By Mark Allwood
In the world of rap music, street credibility is everything. The same is true in the growing genre of writing known as street fiction.
With titles like “Gangsta Lean,” “Hoodlum” and “Blood Money,” street lit is often written by authors who come from hardscrabble backgrounds, some having served time in jail.
And mainstream publishers have started to take notice of what street vendors and readers across the country have known for several years.
Kwan Foye published his first novel, “Gangsta,” with Triple Crown Publications, which was founded by Vickie Stringer, who penned her first book, “Let That Be the Reason,” while serving a 7-year sentence for drug trafficking and money laundering. Foye’s last two releases, “Hoodlum” and “Street Dreams,” were published by St. Martin’s Griffin Press.
Other street lit publishers include Q Boro Books, Ghetto Heat Productions and Urban Books. A sure sign that street lit is going mainstream is that rapper 50 Cent just inked a deal with Pocket/MTV Books to distribute his G-Unit Books, which will specialize in urban fiction.
Some authors and readers, though, feel the explosion of street lit has been detrimental to traditional black literature.
Violence, sex and drugs are usually at the core of street lit. In “Gangsta,” for instance, two members of the Crips gang move from Los Angeles to New York, one to start his life over as a writer, the other to become a criminal kingpin.
“I was sitting in my house one day and my baby’s mother was yelling at me about something totally irrelevant, so I started to spin this female character in my head,” said Harlem native Foye. “She needed a cast of characters, so I ripped off a piece of a paper bag and I started writing ‘Gangsta.’”
In downtown Brooklyn’s bustling outdoor Fulton Mall, a street vendor who gives his name only as Ray sells street books for $5 a piece. He says he usually sells 200 or more books a day and current popular titles include “Dogism,” “Money, Power and Respect” and “Going Broke.” Street vendors selling urban fiction are also abundant on 125th Street in Harlem.
“They have a lot to do with people’s lives and what’s going on now in the projects,” said Ray, who added that most of his customers are young black women.
Brooklyn resident Shawn Carter bought “Convict’s Candy” for his wife, but he said he does not read street lit. “The story lines are good to her,” Carter said. “She likes most of the ones with drugs, prostitution and gangsters.”
Street vendor Luis Laboy, standing a block from the famous Junior’s restaurant in downtown Brooklyn, said his top sellers were “Grimy,” “Blinded” and “Dutch.” “Mostly street books are what they’re into,” he said of his customers.

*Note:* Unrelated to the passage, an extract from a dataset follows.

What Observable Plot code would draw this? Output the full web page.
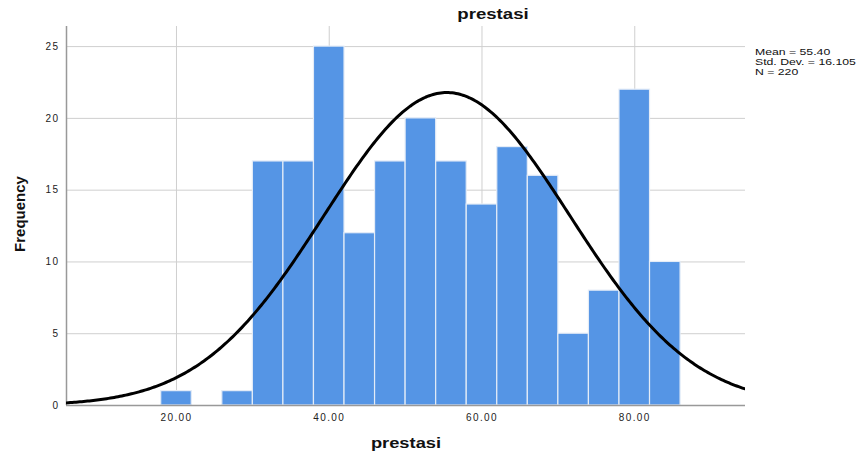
<!DOCTYPE html>
<html><head><meta charset="utf-8">
<script src="https://cdn.jsdelivr.net/npm/d3@7"></script>
<script src="https://cdn.jsdelivr.net/npm/@observablehq/plot@0.6"></script>
<style>
body{margin:0;background:#fff;font-family:"Liberation Sans",Arial,sans-serif;}
#wrap{position:relative;width:867px;height:461px;}
.t{position:absolute;color:#111;white-space:nowrap;}
#wrap svg g[aria-label^="x-axis tick label"] text, #wrap svg g[aria-label^="y-axis tick label"] text{letter-spacing:1.4px;}
</style></head><body>
<div id="wrap"></div>
<script>
const binStarts = [18,22,26,30,34,38,42,46,50,54,58,62,66,70,74,78,82];
const binWidth = 4;
const counts = [1,0,1,17,17,25,12,17,20,17,14,18,16,5,8,22,10];
const meanVal = 55.40, sdVal = 16.105, nVal = 220;
const xTicks = [20,40,60,80];
const yTicks = [0,5,10,15,20,25];

const bins = binStarts.map((s,i)=>({x1:s,x2:s+binWidth,y:counts[i]})).filter(d=>d.y>0);
const curve = d3.range(5.6, 94.55, 0.25).map(x=>({x, y: nVal*binWidth*Math.exp(-0.5*((x-meanVal)/sdVal)**2)/(sdVal*Math.sqrt(2*Math.PI))}));

const chart = Plot.plot({
  width:867, height:461,
  marginLeft:66, marginRight:122, marginTop:26, marginBottom:56,
  style:{fontFamily:'"Liberation Sans",Arial,sans-serif', fontSize:"10px", color:"#000", background:"#fff"},
  x:{domain:[5.6,94.5], label:null},
  y:{domain:[0,26.4], label:null},
  marks:[
    Plot.gridY(yTicks,{stroke:"#cfcfcf", strokeOpacity:1, strokeWidth:1}),
    Plot.gridX(xTicks,{stroke:"#cfcfcf", strokeOpacity:1, strokeWidth:1}),
    Plot.rectY(bins,{x1:"x1",x2:"x2",y:"y",fill:"#5595e5",stroke:"#e4ecf7",strokeWidth:1.2,inset:0}),
    Plot.ruleY([0],{stroke:"#999",strokeWidth:1.5}),
    Plot.ruleX([5.6],{stroke:"#999",strokeWidth:1.5}),
    Plot.line(curve,{x:"x",y:"y",stroke:"#000",strokeWidth:3,clip:true}),
    Plot.axisX(xTicks,{tickSize:0,tickPadding:8,tickFormat:d=>d.toFixed(2),fontSize:10,fill:"#222"}),
    Plot.axisY(yTicks,{tickSize:0,tickPadding:7,fontSize:10,fill:"#222"})
  ]
});
const wrap = document.getElementById("wrap");
wrap.appendChild(chart);
function addText(txt, css){const d=document.createElement("div");d.className="t";d.textContent=txt;Object.assign(d.style,css);wrap.appendChild(d);return d;}
addText("prestasi",{left:"493px",top:"5px",transform:"translateX(-50%) scaleX(1.24)",fontWeight:"bold",fontSize:"15px"});
addText("prestasi",{left:"405.5px",top:"434px",transform:"translateX(-50%) scaleX(1.22)",fontWeight:"bold",fontSize:"15px"});
addText("Frequency",{left:"19px",top:"214px",transform:"translate(-50%,-50%) rotate(-90deg)",fontWeight:"bold",fontSize:"15px"});
const stats = addText("",{left:"755px",top:"46.5px",fontSize:"9px",lineHeight:"10px",transform:"scaleX(1.36)",transformOrigin:"left top"});
stats.innerHTML = `Mean = ${meanVal.toFixed(2)}<br>Std. Dev. = ${sdVal.toFixed(3)}<br>N = ${nVal}`;
</script>
</body></html>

About 50 other readers gathered at the Society Coffee Bar in Harlem on a frigid night in early March. These literary fans sat down to hot bowls of chicken tortilla soup, steaming cups of cappuccino and tall flutes of red wine for a reading by author Kenji Jasper, 30.
He read from his first work of nonfiction, a memoir about his grandfather titled “The House on Childress Street.” Jasper’s first three novels, “Dark,” “Dakota Grand” and “Seeking Salamanca Mitchell” deal with the same gritty urban environment that street fiction often portrays, but he is not lumped into the same category.
“On his fiction side, his milieu is very dark, very street,” literary agent Mannie Barron said of Jasper. “He reminds me of a modern day Raymond Chandler in his depiction of the streets and the underbellies, but like Raymond Chandler, he presents it in a very literary way.”
Signed to Harlem Moon/Random House, Jasper has seen firsthand the effect that street fiction has had on traditional black literature.
“It’s eclipsed it almost completely,” he said. “Mainstream authors and traditional publishing are taking a beating right now in the black community. I know authors who had great success three or four years ago but are now struggling or writing under pen names. They’re having trouble penetrating a marketplace that’s overrun. At least ten new [street] books come out a month, maybe more, and they’re being purchased by an audience that doesn’t necessarily read about books in magazines.”
Millory Polyne, who attended Jasper’s reading, said he was dismayed that young blacks were reading street literature. Although he stopped short of criticizing urban fiction because he does not read it, Polyne said that readers of the genre need to understand the foundations of black literature and what came before.
“They should understand how to hustle and how to get your stuff out there by all means necessary, but there’s a long legacy of writers who have worked really hard and their stuff is phenomenal,” he said. “People need to realize that they’ve paved the way and opened the doors for a lot of people to write their own literature.”
Barron, an agent with the Menza Barron Agency, believes that there is room for all forms of fiction and that street lit has actually helped add to the diversity of black literature. He doesn’t buy into the argument that urban fiction is degrading to the black experience.
“Equality gives us a right to mediocrity, so therefore not everything has to uplift the race,” he said. “This is our pulp fiction, and people forget you need to have this full spectrum. Just like in the broad society with a James Patterson or a Danielle Steele, nobody thinks that they are going to be the cause of the decline of the white race. There’s a time and a place for it. There are times when you just want junk food.”